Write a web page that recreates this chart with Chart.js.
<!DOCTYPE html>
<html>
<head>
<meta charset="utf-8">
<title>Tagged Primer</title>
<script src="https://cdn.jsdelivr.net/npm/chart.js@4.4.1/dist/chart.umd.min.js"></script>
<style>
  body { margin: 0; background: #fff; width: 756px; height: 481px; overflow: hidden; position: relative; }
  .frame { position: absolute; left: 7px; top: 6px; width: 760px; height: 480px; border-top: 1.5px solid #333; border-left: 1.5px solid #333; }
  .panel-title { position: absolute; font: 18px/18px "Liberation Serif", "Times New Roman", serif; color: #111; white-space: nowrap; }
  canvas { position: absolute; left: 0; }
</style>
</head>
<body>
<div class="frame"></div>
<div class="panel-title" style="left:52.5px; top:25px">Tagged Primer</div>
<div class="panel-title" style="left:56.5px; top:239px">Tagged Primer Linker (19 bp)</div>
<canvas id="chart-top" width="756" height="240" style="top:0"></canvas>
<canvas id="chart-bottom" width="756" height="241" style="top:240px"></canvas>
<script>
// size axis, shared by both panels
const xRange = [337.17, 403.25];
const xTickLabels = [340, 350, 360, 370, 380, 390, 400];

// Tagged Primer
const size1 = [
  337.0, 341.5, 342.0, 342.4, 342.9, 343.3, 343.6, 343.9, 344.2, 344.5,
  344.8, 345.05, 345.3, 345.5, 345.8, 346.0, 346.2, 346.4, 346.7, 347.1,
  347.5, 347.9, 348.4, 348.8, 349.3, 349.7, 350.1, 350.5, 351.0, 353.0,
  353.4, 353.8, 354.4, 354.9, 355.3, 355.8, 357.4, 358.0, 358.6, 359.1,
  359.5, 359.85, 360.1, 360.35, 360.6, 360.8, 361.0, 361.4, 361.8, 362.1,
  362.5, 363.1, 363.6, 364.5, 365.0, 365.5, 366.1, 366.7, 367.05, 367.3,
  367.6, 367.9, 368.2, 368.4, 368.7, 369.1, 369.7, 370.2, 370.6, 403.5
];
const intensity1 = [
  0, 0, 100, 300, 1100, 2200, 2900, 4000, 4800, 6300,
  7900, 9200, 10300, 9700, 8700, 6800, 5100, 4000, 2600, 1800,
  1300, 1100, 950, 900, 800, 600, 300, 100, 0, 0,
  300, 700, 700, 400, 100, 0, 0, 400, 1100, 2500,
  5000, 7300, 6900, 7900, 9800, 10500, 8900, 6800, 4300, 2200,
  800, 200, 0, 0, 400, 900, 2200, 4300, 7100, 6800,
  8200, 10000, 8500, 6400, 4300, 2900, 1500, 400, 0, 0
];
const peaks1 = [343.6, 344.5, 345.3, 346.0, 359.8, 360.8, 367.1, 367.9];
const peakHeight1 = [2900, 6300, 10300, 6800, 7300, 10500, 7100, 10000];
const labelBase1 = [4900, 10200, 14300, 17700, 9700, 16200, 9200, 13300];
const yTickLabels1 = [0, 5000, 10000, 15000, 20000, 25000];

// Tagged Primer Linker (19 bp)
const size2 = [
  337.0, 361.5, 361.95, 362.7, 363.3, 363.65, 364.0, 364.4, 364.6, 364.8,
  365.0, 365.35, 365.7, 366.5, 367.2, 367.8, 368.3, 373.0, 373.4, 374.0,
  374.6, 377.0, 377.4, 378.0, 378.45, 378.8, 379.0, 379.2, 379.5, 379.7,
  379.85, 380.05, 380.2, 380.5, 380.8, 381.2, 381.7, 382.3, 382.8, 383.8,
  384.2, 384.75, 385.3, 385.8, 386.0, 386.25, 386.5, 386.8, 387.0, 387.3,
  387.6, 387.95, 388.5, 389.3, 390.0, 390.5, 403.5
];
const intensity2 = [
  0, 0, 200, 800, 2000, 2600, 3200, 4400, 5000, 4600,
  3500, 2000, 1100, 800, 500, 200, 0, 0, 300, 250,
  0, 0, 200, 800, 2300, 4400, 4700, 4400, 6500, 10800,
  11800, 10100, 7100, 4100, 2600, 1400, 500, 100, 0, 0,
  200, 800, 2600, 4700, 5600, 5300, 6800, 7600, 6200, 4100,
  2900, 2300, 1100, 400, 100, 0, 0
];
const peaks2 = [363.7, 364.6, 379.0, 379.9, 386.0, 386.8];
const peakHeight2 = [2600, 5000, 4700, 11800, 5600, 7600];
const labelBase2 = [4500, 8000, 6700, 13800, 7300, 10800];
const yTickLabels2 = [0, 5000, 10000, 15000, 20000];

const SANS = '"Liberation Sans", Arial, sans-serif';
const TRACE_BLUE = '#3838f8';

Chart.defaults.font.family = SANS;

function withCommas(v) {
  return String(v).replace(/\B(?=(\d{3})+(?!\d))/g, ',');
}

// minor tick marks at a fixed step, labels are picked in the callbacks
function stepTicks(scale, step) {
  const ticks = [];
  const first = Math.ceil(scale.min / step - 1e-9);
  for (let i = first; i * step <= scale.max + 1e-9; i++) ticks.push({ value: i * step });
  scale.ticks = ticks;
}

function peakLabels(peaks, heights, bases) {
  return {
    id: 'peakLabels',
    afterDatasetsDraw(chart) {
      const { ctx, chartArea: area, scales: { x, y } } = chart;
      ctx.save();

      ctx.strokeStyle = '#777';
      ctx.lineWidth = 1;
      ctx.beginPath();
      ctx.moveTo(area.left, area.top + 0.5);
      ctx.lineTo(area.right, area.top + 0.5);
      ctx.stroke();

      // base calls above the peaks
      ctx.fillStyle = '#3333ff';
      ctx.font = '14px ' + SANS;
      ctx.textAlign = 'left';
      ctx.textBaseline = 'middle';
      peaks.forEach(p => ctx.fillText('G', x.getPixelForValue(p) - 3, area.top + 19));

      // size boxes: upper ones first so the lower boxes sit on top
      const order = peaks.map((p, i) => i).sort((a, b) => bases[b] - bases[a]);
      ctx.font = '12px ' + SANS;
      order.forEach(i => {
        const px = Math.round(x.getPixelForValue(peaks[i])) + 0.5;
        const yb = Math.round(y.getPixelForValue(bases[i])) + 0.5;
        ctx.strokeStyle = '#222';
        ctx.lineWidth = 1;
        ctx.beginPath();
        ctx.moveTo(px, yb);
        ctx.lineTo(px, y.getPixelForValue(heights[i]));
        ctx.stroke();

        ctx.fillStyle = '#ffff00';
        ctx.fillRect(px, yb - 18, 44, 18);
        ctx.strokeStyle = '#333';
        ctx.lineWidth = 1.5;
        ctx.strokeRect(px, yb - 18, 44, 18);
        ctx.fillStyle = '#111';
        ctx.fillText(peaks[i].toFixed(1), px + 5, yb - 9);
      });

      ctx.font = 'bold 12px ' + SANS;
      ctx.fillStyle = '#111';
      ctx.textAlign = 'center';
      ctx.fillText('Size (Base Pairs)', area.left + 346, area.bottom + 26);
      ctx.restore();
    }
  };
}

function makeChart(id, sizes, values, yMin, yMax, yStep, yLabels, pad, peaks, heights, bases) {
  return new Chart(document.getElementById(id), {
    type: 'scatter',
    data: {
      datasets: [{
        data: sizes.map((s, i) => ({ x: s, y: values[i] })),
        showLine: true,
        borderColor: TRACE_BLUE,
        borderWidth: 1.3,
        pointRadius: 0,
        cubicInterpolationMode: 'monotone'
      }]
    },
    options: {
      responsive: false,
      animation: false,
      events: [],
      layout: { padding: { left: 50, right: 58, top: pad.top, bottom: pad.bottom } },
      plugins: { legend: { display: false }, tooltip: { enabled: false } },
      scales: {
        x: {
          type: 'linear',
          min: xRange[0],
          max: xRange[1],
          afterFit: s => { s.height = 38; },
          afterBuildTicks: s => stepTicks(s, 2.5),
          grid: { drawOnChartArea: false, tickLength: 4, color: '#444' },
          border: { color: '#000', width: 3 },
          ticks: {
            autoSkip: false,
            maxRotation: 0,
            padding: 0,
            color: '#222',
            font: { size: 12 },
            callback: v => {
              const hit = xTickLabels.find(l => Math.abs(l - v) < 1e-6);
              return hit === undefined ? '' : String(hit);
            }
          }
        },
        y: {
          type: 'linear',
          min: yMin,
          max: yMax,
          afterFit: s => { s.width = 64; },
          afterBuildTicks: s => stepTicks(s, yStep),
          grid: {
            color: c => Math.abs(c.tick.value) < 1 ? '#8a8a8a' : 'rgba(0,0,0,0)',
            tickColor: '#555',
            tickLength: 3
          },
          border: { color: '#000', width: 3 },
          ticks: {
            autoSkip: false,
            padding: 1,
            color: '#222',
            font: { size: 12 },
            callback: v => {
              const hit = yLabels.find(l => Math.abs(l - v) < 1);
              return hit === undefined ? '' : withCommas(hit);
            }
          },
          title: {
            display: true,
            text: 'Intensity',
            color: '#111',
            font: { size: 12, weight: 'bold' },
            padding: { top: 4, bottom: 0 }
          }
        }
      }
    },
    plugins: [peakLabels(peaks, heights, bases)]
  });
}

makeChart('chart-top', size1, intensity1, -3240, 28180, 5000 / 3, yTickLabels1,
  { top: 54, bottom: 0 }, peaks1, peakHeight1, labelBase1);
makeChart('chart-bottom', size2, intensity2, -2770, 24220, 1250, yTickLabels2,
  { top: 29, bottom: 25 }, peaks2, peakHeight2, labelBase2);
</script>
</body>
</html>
---
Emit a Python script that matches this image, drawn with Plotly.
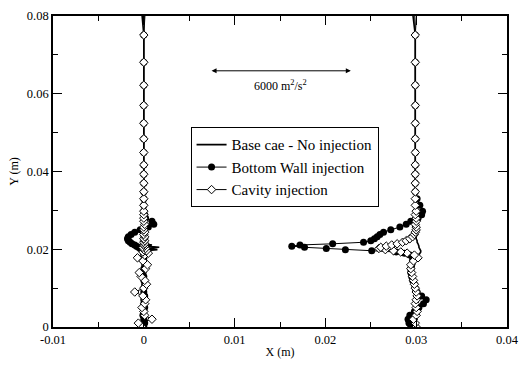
==
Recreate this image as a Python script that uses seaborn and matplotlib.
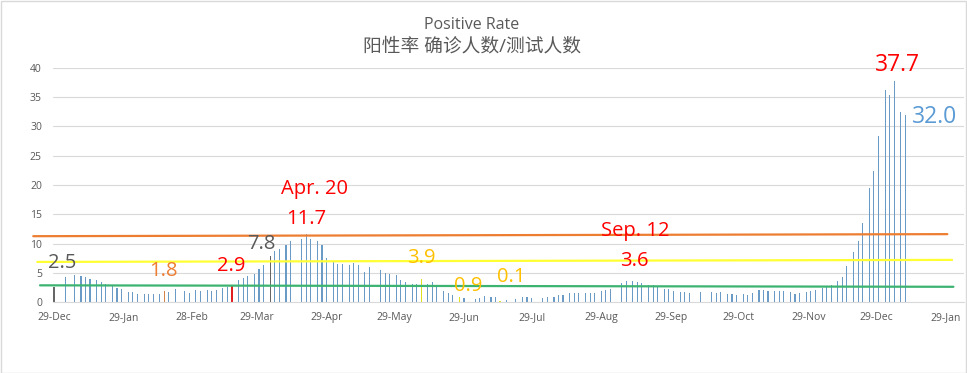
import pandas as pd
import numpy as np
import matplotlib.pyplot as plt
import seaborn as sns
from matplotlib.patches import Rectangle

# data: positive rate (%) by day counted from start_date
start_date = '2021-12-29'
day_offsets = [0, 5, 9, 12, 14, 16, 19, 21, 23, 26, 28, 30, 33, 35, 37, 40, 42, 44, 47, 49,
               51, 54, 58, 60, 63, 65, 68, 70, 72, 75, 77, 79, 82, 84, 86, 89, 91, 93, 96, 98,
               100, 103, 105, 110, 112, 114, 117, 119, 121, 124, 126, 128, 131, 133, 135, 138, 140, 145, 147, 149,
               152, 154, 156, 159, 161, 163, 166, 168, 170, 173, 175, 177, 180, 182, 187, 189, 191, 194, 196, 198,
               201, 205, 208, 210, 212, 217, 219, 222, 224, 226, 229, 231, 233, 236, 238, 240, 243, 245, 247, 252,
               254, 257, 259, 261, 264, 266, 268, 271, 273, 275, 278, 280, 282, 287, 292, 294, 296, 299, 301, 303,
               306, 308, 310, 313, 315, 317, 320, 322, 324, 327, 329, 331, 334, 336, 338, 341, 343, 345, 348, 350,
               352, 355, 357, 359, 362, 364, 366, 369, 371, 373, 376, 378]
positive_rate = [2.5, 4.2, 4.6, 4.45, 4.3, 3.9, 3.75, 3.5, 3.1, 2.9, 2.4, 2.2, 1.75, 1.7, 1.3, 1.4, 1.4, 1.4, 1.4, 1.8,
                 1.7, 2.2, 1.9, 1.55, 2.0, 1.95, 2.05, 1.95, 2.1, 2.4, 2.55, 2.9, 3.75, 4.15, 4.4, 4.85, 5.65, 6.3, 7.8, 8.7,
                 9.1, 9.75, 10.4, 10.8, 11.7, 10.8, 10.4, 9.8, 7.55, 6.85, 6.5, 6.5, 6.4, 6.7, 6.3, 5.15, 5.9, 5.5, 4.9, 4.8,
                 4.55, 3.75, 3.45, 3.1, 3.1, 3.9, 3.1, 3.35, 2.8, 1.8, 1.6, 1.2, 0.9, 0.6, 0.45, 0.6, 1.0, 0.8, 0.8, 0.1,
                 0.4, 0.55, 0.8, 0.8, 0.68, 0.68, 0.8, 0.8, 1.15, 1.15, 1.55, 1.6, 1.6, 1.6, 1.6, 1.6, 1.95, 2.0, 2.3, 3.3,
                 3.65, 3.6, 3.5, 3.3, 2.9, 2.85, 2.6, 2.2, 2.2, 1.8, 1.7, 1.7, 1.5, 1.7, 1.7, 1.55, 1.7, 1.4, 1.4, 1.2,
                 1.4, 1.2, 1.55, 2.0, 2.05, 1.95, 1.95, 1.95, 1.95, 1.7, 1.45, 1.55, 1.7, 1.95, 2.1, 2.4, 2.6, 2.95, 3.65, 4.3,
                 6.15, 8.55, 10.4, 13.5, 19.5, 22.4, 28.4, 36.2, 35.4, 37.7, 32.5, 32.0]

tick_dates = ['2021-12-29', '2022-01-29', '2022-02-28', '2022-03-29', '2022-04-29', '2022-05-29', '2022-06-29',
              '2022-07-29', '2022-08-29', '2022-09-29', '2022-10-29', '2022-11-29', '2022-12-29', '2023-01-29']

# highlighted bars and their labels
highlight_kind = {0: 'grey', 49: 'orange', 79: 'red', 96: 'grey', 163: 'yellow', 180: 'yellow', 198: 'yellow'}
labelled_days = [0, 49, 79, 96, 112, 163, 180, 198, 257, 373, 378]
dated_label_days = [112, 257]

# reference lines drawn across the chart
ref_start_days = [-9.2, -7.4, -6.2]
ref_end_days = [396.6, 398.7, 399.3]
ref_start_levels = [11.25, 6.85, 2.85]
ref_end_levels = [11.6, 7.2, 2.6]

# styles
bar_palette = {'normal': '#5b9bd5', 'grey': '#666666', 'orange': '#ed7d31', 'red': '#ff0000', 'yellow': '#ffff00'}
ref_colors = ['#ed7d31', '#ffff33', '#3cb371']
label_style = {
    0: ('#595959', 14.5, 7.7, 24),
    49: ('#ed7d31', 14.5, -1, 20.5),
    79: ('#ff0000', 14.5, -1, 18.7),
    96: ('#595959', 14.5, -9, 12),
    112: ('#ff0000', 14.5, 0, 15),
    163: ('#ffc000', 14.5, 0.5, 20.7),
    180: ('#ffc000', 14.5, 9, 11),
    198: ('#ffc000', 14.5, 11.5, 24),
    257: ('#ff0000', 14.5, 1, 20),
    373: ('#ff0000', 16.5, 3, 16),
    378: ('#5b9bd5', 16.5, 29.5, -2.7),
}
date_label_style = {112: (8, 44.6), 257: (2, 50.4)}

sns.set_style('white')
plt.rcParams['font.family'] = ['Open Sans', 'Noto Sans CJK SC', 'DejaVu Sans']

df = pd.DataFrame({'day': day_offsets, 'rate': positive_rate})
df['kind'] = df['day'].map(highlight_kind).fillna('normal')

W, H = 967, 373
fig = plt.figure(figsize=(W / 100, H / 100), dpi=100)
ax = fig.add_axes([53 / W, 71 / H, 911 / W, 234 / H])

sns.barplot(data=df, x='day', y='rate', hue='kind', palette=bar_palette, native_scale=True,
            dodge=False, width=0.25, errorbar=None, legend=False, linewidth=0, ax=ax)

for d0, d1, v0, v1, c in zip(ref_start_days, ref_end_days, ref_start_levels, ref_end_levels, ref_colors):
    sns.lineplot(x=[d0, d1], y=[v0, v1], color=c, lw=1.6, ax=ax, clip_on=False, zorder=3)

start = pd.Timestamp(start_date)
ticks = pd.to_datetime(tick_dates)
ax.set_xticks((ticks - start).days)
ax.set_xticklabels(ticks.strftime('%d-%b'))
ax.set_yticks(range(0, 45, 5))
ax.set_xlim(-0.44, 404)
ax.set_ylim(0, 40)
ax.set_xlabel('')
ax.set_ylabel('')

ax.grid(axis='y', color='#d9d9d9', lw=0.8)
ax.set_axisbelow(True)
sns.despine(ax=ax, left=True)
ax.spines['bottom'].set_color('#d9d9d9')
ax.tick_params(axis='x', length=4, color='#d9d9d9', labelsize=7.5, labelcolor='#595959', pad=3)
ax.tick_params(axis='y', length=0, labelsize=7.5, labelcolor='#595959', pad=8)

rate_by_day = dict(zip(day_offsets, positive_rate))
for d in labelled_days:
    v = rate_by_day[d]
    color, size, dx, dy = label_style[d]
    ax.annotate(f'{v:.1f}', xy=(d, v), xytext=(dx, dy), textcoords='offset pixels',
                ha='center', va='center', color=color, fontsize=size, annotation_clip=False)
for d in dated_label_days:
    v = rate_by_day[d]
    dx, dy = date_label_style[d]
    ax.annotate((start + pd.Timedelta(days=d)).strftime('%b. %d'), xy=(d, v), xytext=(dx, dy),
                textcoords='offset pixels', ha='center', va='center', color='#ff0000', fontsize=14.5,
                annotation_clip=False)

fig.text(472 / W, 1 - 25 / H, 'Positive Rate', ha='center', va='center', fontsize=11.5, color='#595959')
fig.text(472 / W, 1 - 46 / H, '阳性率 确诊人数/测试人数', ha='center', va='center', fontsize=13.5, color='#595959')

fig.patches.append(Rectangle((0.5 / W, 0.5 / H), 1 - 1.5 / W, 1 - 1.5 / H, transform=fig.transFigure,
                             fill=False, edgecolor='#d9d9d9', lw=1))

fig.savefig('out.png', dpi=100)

§ **TO DO**
Quote the lines above exactly, starting with the one that has "Recreate this image" and ending with the one that has "from matplotlib.patches import Rectangle"; drop the pictures and include nothing else.

§ **RESPONSE FOR THIS EXERCISE**
Recreate this image as a Python script that uses seaborn and matplotlib.
import pandas as pd
import numpy as np
import matplotlib.pyplot as plt
import seaborn as sns
from matplotlib.patches import Rectangle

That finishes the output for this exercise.